The Genius of Yes, And

 In Blog

Radio and podcast teams and ensemble casts are improvisational shows. “Yes, and” is the central concept for improv comedy. When a player introduces a topic, the other players must say “yes” to it and build on the discussion by adding something new.

Let’s say the host says, “That was a severe thunderstorm last night.” The second player might say, “Yes, it blew down a tree in our yard!”

We hear many shows do the opposite of “Yes, and” and block conversations. To the above example, a player might say, “Not really, it wasn’t severe at my house.” A comment like that shuts down the forward motion of the discussion.

Other forms of blocking that don’t move the conversation forward include paraphrasing the topic such as, “Yeah, the storm was really severe.” Filler words and phrases like, “wow,” “really,” “uh, huh,” “no kidding,” etc. stall the dialogue.

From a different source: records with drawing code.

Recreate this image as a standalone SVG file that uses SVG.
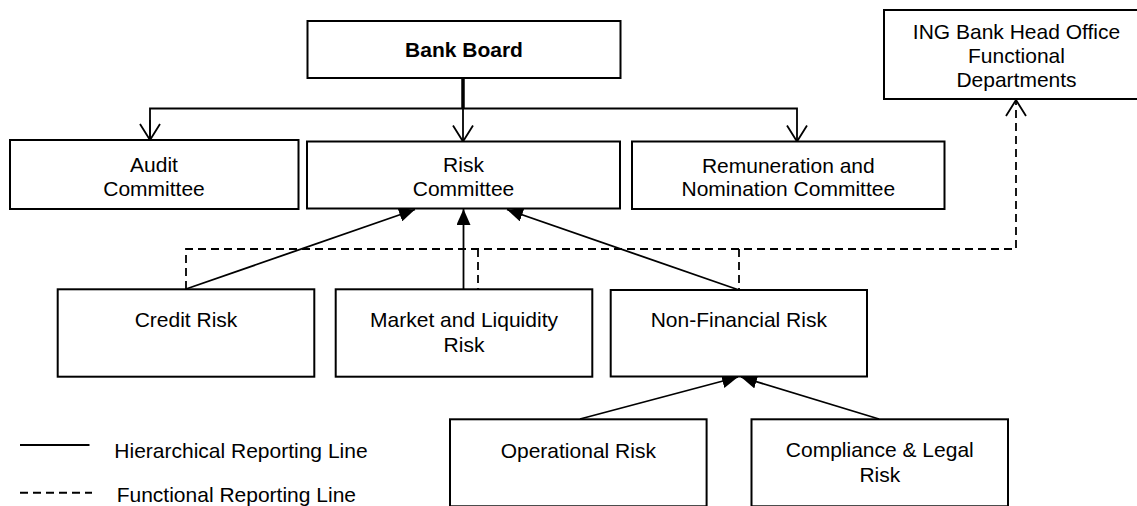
<svg xmlns="http://www.w3.org/2000/svg" width="1137" height="506" viewBox="0 0 1137 506">
<style>
.box{fill:#fff;stroke:#000;stroke-width:2}
.t{font-family:"Liberation Sans",Arial,sans-serif;font-size:21px;fill:#000;text-anchor:middle}
.tl{font-family:"Liberation Sans",Arial,sans-serif;font-size:21px;fill:#000}
.b{font-weight:bold}
.ln{fill:none;stroke:#000;stroke-width:1.8}
.dash{fill:none;stroke:#000;stroke-width:1.8;stroke-dasharray:8,5}
</style>
<defs>
<marker id="fill" viewBox="0 0 16 14" refX="16" refY="7" markerWidth="16" markerHeight="14" markerUnits="userSpaceOnUse" orient="auto">
<path d="M0,0 L16,7 L0,14 z" fill="#000"/>
</marker>
<marker id="open" viewBox="-2 -2 20 24" refX="16" refY="10" markerWidth="20" markerHeight="24" markerUnits="userSpaceOnUse" orient="auto">
<path d="M0,0 L16,10 L0,20" fill="none" stroke="#000" stroke-width="1.8"/>
</marker>
</defs>
<rect width="1137" height="506" fill="#fff"/>
<g id="connectors">
<line x1="463" y1="78" x2="463" y2="109" stroke="#000" stroke-width="3.5"/>
<polyline class="ln" points="150,140 150,108.5 797,108.5 797,141.5" marker-end="url(#open)"/>
<line class="ln" x1="150" y1="120" x2="150" y2="140" marker-end="url(#open)"/>
<line class="ln" x1="463" y1="108.5" x2="463" y2="141.5" marker-end="url(#open)"/>
<line class="ln" x1="186" y1="289" x2="415" y2="209.5" marker-end="url(#fill)"/>
<line class="ln" x1="463.5" y1="289" x2="463.5" y2="209" marker-end="url(#fill)"/>
<line class="ln" x1="739" y1="290" x2="507" y2="209.5" marker-end="url(#fill)"/>
<line class="ln" x1="580" y1="419" x2="738" y2="377" marker-end="url(#fill)"/>
<line class="ln" x1="879" y1="419" x2="741" y2="377" marker-end="url(#fill)"/>
<polyline class="dash" points="186,289 186,249 1016,249 1016,100" marker-end="url(#open)"/>
<line class="dash" x1="478" y1="249" x2="478" y2="289"/>
<line class="dash" x1="739" y1="249" x2="739" y2="290"/>
</g>
<g id="bank-board">
<rect class="box" x="307.5" y="21" width="313" height="57"/>
<text class="t b" x="464" y="57">Bank Board</text>
</g>
<g id="audit-committee">
<rect class="box" x="10" y="140" width="288.5" height="69"/>
<text class="t" x="154" y="172">Audit</text>
<text class="t" x="154" y="195.5">Committee</text>
</g>
<g id="risk-committee">
<rect class="box" x="307" y="141.5" width="313" height="67"/>
<text class="t" x="463.5" y="172">Risk</text>
<text class="t" x="463.5" y="195.5">Committee</text>
</g>
<g id="remuneration-committee">
<rect class="box" x="632" y="141.5" width="312.5" height="67.5"/>
<text class="t" x="788.3" y="172.5">Remuneration and</text>
<text class="t" x="788.3" y="196">Nomination Committee</text>
</g>
<g id="ing-head-office">
<rect class="box" x="884" y="10" width="270" height="89"/>
<text class="t" x="1016.5" y="38.5">ING Bank Head Office</text>
<text class="t" x="1016.5" y="63">Functional</text>
<text class="t" x="1016.5" y="87">Departments</text>
</g>
<g id="credit-risk">
<rect class="box" x="57.7" y="289.3" width="256.6" height="87.4"/>
<text class="t" x="186" y="327.3">Credit Risk</text>
</g>
<g id="market-liquidity-risk">
<rect class="box" x="335.7" y="289.3" width="256.6" height="87.4"/>
<text class="t" x="464" y="327.3">Market and Liquidity</text>
<text class="t" x="464" y="351.7">Risk</text>
</g>
<g id="non-financial-risk">
<rect class="box" x="610.7" y="290" width="256.3" height="86.5"/>
<text class="t" x="738.8" y="327.3">Non-Financial Risk</text>
</g>
<g id="operational-risk">
<rect class="box" x="450" y="419.3" width="256.6" height="87"/>
<text class="t" x="578.3" y="458.3">Operational Risk</text>
</g>
<g id="compliance-legal-risk">
<rect class="box" x="751.5" y="419.3" width="256.5" height="87"/>
<text class="t" x="879.8" y="457.3">Compliance &amp; Legal</text>
<text class="t" x="879.8" y="482.3">Risk</text>
</g>
<g id="legend">
<line x1="20" y1="445" x2="89.5" y2="445" stroke="#000" stroke-width="2"/>
<text class="tl" x="114.3" y="458.3">Hierarchical Reporting Line</text>
<line x1="20" y1="492.7" x2="92" y2="492.7" stroke="#000" stroke-width="2" stroke-dasharray="8,5"/>
<text class="tl" x="116.7" y="502">Functional Reporting Line</text>
</g>
</svg>
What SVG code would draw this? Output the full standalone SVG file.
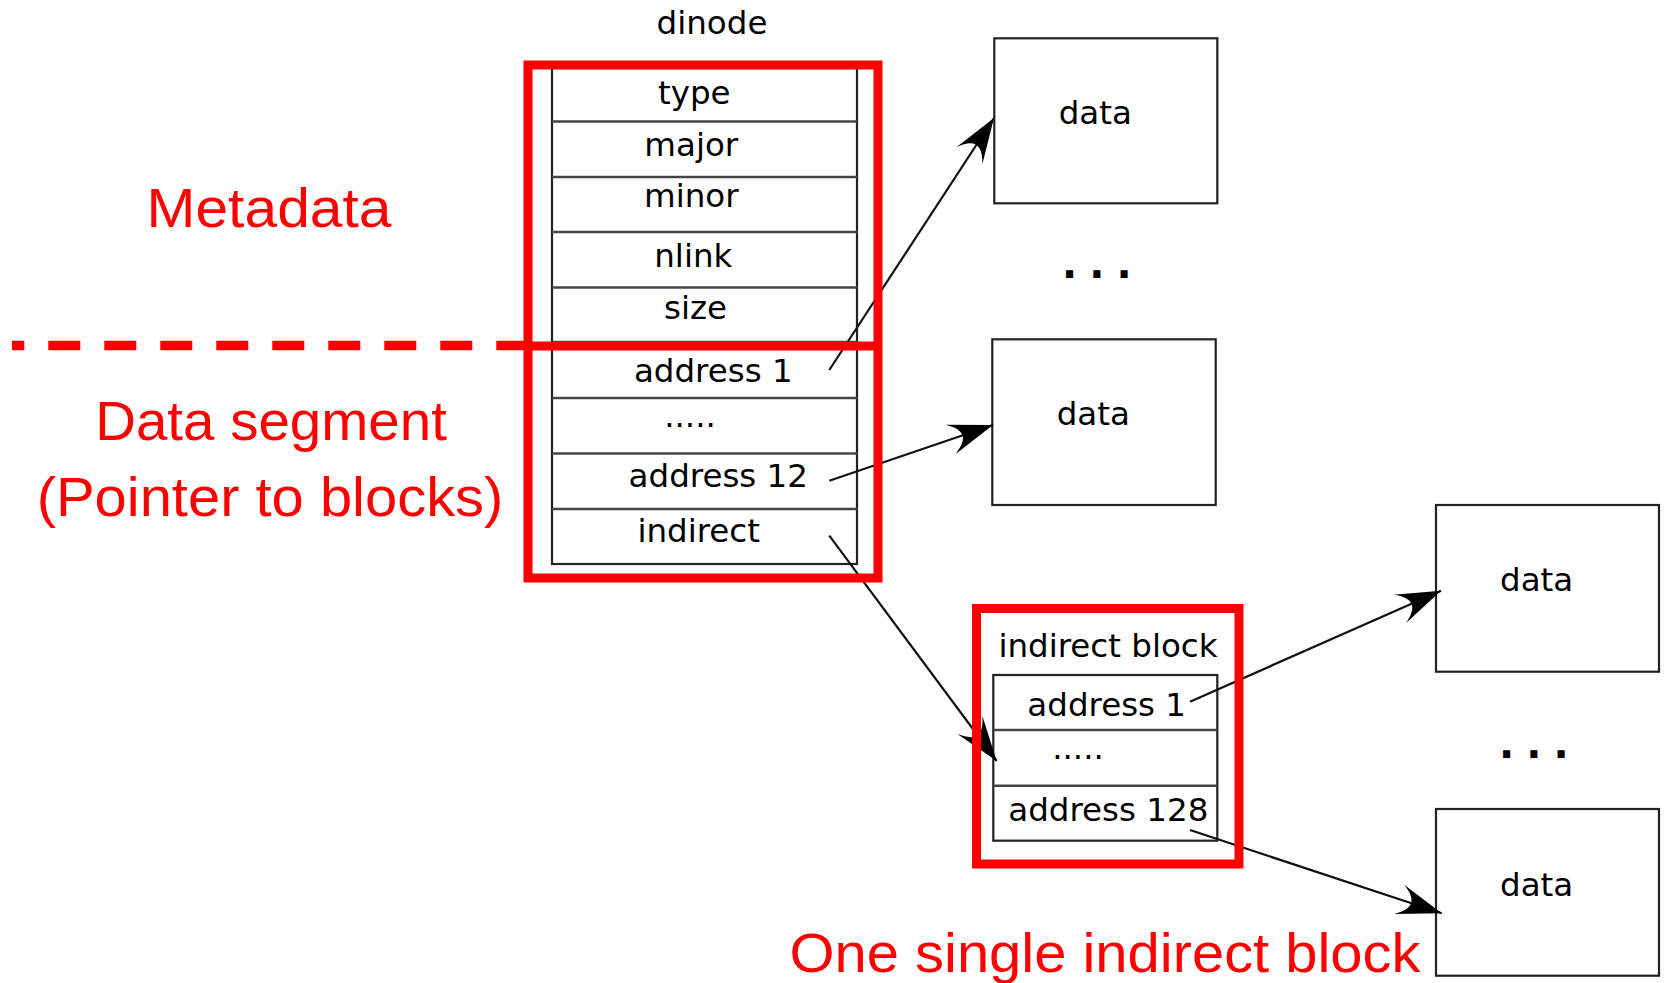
<svg xmlns="http://www.w3.org/2000/svg" width="1665" height="983" viewBox="0 0 1665 983">
<style>
.t{font-family:"DejaVu Sans",sans-serif;font-size:32.5px;fill:#000;text-anchor:middle}
.r{font-family:"Liberation Sans",Arial,sans-serif;font-size:56px;fill:#ff0000;text-anchor:middle}
.box{fill:#fff;stroke:#222;stroke-width:2.2}
.sep{stroke:#444;stroke-width:2.4}
.red{fill:none;stroke:#ff0000;stroke-width:9}
.con{fill:none;stroke:#111;stroke-width:2.2}
.dots{font-family:"DejaVu Sans",sans-serif;font-weight:bold;font-size:40px;fill:#000;letter-spacing:12px}
</style>
<defs>
<marker id="ah" markerUnits="userSpaceOnUse" orient="auto" markerWidth="60" markerHeight="40" refX="0" refY="0" viewBox="-50 -20 60 40" overflow="visible">
<path d="M0,0 L-45,-15.5 C-28,-5 -28,5 -45,15.5 Z" fill="#000"/>
</marker>
</defs>
<rect width="1665" height="983" fill="#fff"/>

<g id="dinode">
<text class="t" x="712" y="34">dinode</text>
<rect class="box" x="552" y="68" width="305" height="496"/>
<line class="sep" x1="552" y1="121.5" x2="857" y2="121.5"/>
<line class="sep" x1="552" y1="177" x2="857" y2="177"/>
<line class="sep" x1="552" y1="232" x2="857" y2="232"/>
<line class="sep" x1="552" y1="287.5" x2="857" y2="287.5"/>
<line class="sep" x1="552" y1="342" x2="857" y2="342"/>
<line class="sep" x1="552" y1="398" x2="857" y2="398"/>
<line class="sep" x1="552" y1="453.5" x2="857" y2="453.5"/>
<line class="sep" x1="552" y1="509" x2="857" y2="509"/>
<text class="t" x="694.3" y="104">type</text>
<text class="t" x="691.3" y="156">major</text>
<text class="t" x="691.3" y="207.3">minor</text>
<text class="t" x="693.3" y="266.7">nlink</text>
<text class="t" x="695.5" y="319.3">size</text>
<text class="t" x="713.3" y="382.3">address 1</text>
<text class="t" x="690" y="427">.....</text>
<text class="t" x="718.3" y="487.3">address 12</text>
<text class="t" x="698.7" y="541.7">indirect</text>
</g>

<g id="indirect-block">
<text class="t" x="1108" y="656.7">indirect block</text>
<rect class="box" x="993.3" y="675" width="224" height="165.7"/>
<line class="sep" x1="993.3" y1="730" x2="1217.3" y2="730"/>
<line class="sep" x1="993.3" y1="785.7" x2="1217.3" y2="785.7"/>
<text class="t" x="1106.7" y="716">address 1</text>
<text class="t" x="1078" y="759">.....</text>
<text class="t" x="1108.3" y="820.7">address 128</text>
</g>

<g id="data1">
<rect class="box" x="994.3" y="38.3" width="223" height="165"/>
<text class="t" x="1095.3" y="124">data</text>
</g>
<g id="data2">
<rect class="box" x="992.3" y="339.3" width="223.4" height="165.7"/>
<text class="t" x="1093.3" y="425">data</text>
</g>
<g id="data3">
<rect class="box" x="1436" y="505" width="223" height="166.7"/>
<text class="t" x="1536.7" y="590.7">data</text>
</g>
<g id="data4">
<rect class="box" x="1436" y="809" width="223" height="166.7"/>
<text class="t" x="1536.7" y="896">data</text>
</g>

<text class="dots" x="1062" y="278">...</text>
<text class="dots" x="1499" y="758">...</text>

<g id="connectors">
<line class="con" x1="829.3" y1="370" x2="994" y2="118" marker-end="url(#ah)"/>
<line class="con" x1="829.3" y1="480.7" x2="993" y2="425" marker-end="url(#ah)"/>
<line class="con" x1="829.3" y1="535.7" x2="996.7" y2="761" marker-end="url(#ah)"/>
<line class="con" x1="1190" y1="701.7" x2="1441" y2="590.7" marker-end="url(#ah)"/>
<line class="con" x1="1190" y1="830" x2="1441.7" y2="913.3" marker-end="url(#ah)"/>
</g>

<g id="annotations">
<rect class="red" x="528" y="65" width="350" height="513"/>
<line class="red" x1="528" y1="346" x2="878" y2="346"/>
<line stroke="#ff0000" stroke-width="9.5" stroke-dasharray="32 24" stroke-dashoffset="19.7" x1="12" y1="345.5" x2="528" y2="345.5"/>
<rect class="red" x="976.5" y="608.5" width="262.5" height="255.5"/>
<text class="r" x="269" y="226.7" textLength="245" lengthAdjust="spacingAndGlyphs">Metadata</text>
<text class="r" x="271" y="440" textLength="351.7" lengthAdjust="spacingAndGlyphs">Data segment</text>
<text class="r" x="270" y="515.5" textLength="466.7" lengthAdjust="spacingAndGlyphs">(Pointer to blocks)</text>
<text class="r" x="1105" y="971.6" textLength="631" lengthAdjust="spacingAndGlyphs">One single indirect block</text>
</g>
</svg>
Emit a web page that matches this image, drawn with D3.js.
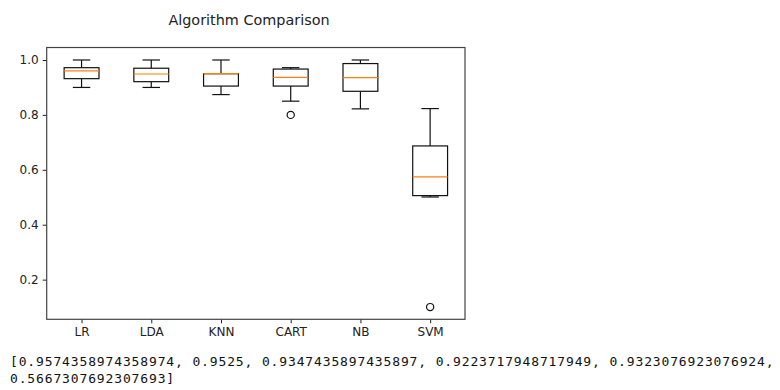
<!DOCTYPE html>
<html>
<head>
<meta charset="utf-8">
<script src="https://cdn.jsdelivr.net/npm/d3@7"></script>
<style>
  html, body { margin: 0; padding: 0; background: #fff; }
  svg { display: block; }
</style>
</head>
<body>
<svg id="chart" width="780" height="390"></svg>
<script>
// ---- data ----
const names      = ["LR", "LDA", "KNN", "CART", "NB", "SVM"];
const whiskerLow = [0.900, 0.900, 0.874, 0.850, 0.822, 0.501];
const q1         = [0.932, 0.921, 0.905, 0.905, 0.886, 0.506];
const medians    = [0.960, 0.949, 0.950, 0.937, 0.936, 0.574];
const q3         = [0.972, 0.970, 0.950, 0.967, 0.987, 0.687];
const whiskerHigh= [1.000, 1.000, 1.000, 0.972, 1.000, 0.823];
const fliers     = [[], [], [], [0.80], [], [0.10]];
const yTicks     = [0.2, 0.4, 0.6, 0.8, 1.0];
const meanScores = ["0.9574358974358974", "0.9525", "0.9347435897435897",
                    "0.9223717948717949", "0.9323076923076924", "0.5667307692307693"];
const title = "Algorithm Comparison";

const boxes = names.map((n, i) => ({
  name: n, lo: whiskerLow[i], q1: q1[i], med: medians[i], q3: q3[i], hi: whiskerHigh[i], fl: fliers[i]
}));

const svg = d3.select("#chart");
const L = 46.7, R = 465, T = 47.5, B = 319.3;

const x = d3.scalePoint().domain(names).range([L, R]).padding(0.5);
const y = d3.scaleLinear().domain([0.0555, 1.0455]).range([B, T]);
const step = x.step();
const bw = step * 0.5, cw = step * 0.25;

// axes
const yAxis = d3.axisLeft(y).tickValues(yTicks).tickFormat(d3.format(".1f")).tickSize(4).tickPadding(4);
const xAxis = d3.axisBottom(x).tickSize(4).tickPadding(4);

const gy = svg.append("g").attr("transform", `translate(${L},0)`).call(yAxis);
const gx = svg.append("g").attr("transform", `translate(0,${B})`).call(xAxis);
[gx, gy].forEach(g => {
  g.select(".domain").remove();
  g.selectAll(".tick line").attr("stroke", "#222").attr("stroke-width", 1);
  g.selectAll(".tick text").attr("fill", "#222")
    .style("font-family", "'DejaVu Sans', sans-serif").style("font-size", "12px");
});

// frame
svg.append("rect").attr("x", L).attr("y", T).attr("width", R - L).attr("height", B - T)
  .attr("fill", "none").attr("stroke", "#444").attr("stroke-width", 1.2);

// boxes
const g = svg.append("g");
const bg = g.selectAll("g.box").data(boxes).join("g").attr("class", "box");
const ls = { stroke: "#111", "stroke-width": 1.2 };
function line(sel, x1, y1, x2, y2, col) {
  sel.append("line").attr("x1", x1).attr("y1", y1).attr("x2", x2).attr("y2", y2)
    .attr("stroke", col || "#111").attr("stroke-width", 1.2);
}
bg.each(function(d) {
  const s = d3.select(this);
  const cx = x(d.name);
  // whiskers
  line(s, cx, y(d.q1), cx, y(d.lo));
  line(s, cx, y(d.q3), cx, y(d.hi));
  line(s, cx - cw / 2, y(d.lo), cx + cw / 2, y(d.lo));
  line(s, cx - cw / 2, y(d.hi), cx + cw / 2, y(d.hi));
  // box
  s.append("rect").attr("x", cx - bw / 2).attr("y", y(d.q3))
    .attr("width", bw).attr("height", Math.max(0, y(d.q1) - y(d.q3)))
    .attr("fill", "none").attr("stroke", "#111").attr("stroke-width", 1.2);
  // median
  line(s, cx - bw / 2, y(d.med), cx + bw / 2, y(d.med), "#ff7f0e");
  // fliers
  d.fl.forEach(v => {
    s.append("circle").attr("cx", cx).attr("cy", y(v)).attr("r", 3.6)
      .attr("fill", "none").attr("stroke", "#111").attr("stroke-width", 1.2);
  });
});

// title
svg.append("text").attr("x", 249).attr("y", 25).attr("text-anchor", "middle")
  .attr("fill", "#222")
  .style("font-family", "'DejaVu Sans', sans-serif").style("font-size", "14.4px")
  .text(title);

// printed output below
const line1 = "[" + meanScores.slice(0, 5).join(", ") + ",";
const line2 = meanScores[5] + "]";
[line1, line2].forEach((t, i) => {
  svg.append("text").attr("x", 10).attr("y", 366 + i * 16.7)
    .attr("fill", "#111")
    .style("font-family", "'DejaVu Sans Mono', monospace").style("font-size", "13px")
    .style("letter-spacing", "0.86px")
    .text(t);
});
</script>
</body>
</html>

You can disagree after accepting the subject. You could say, “Yes, the storm was severe, however, it wasn’t nearly as severe as the one we had a week ago.”

“Yes, and” in coaching
Many programmers and managers tend shut down an idea immediately. Even if the idea sounds off base, be receptive to it. Accept the idea in theory by saying something like, “Let’s expand on this idea and see how we could make it work.” Often when a team explores the possibilities of an idea, it eventually works.

“Yes, and” in brainstorming
“Yes, and” is also central to the brainstorming process. The leader encourages the free sharing of ideas. Participants are not allowed to judge any ideas until the group expands on an idea without limitation. Staying open to and exploring ideas energizes the room, whereas shooting down ideas puts a damper on thesession.
“Yes, and” in business
Businesses and corporations grapple with branding dilemmas like purpose or profits. In James Collins and Jerry Porras’s book Built to Last, they recommend what they call “the genius of AND.”

Instead of having to choose between having a purpose OR profit, embrace both extremes of an idea. For instance, your company could have a purpose such as supporting the environment AND a pragmatic pursuit of profit.

Whether you’re on a show or talking to someone in real life, “Yes, and” is key to the art of conversation. You can practice building on conversations by being an active listener. Your relationship with an audience will improve, and so will all your relationships.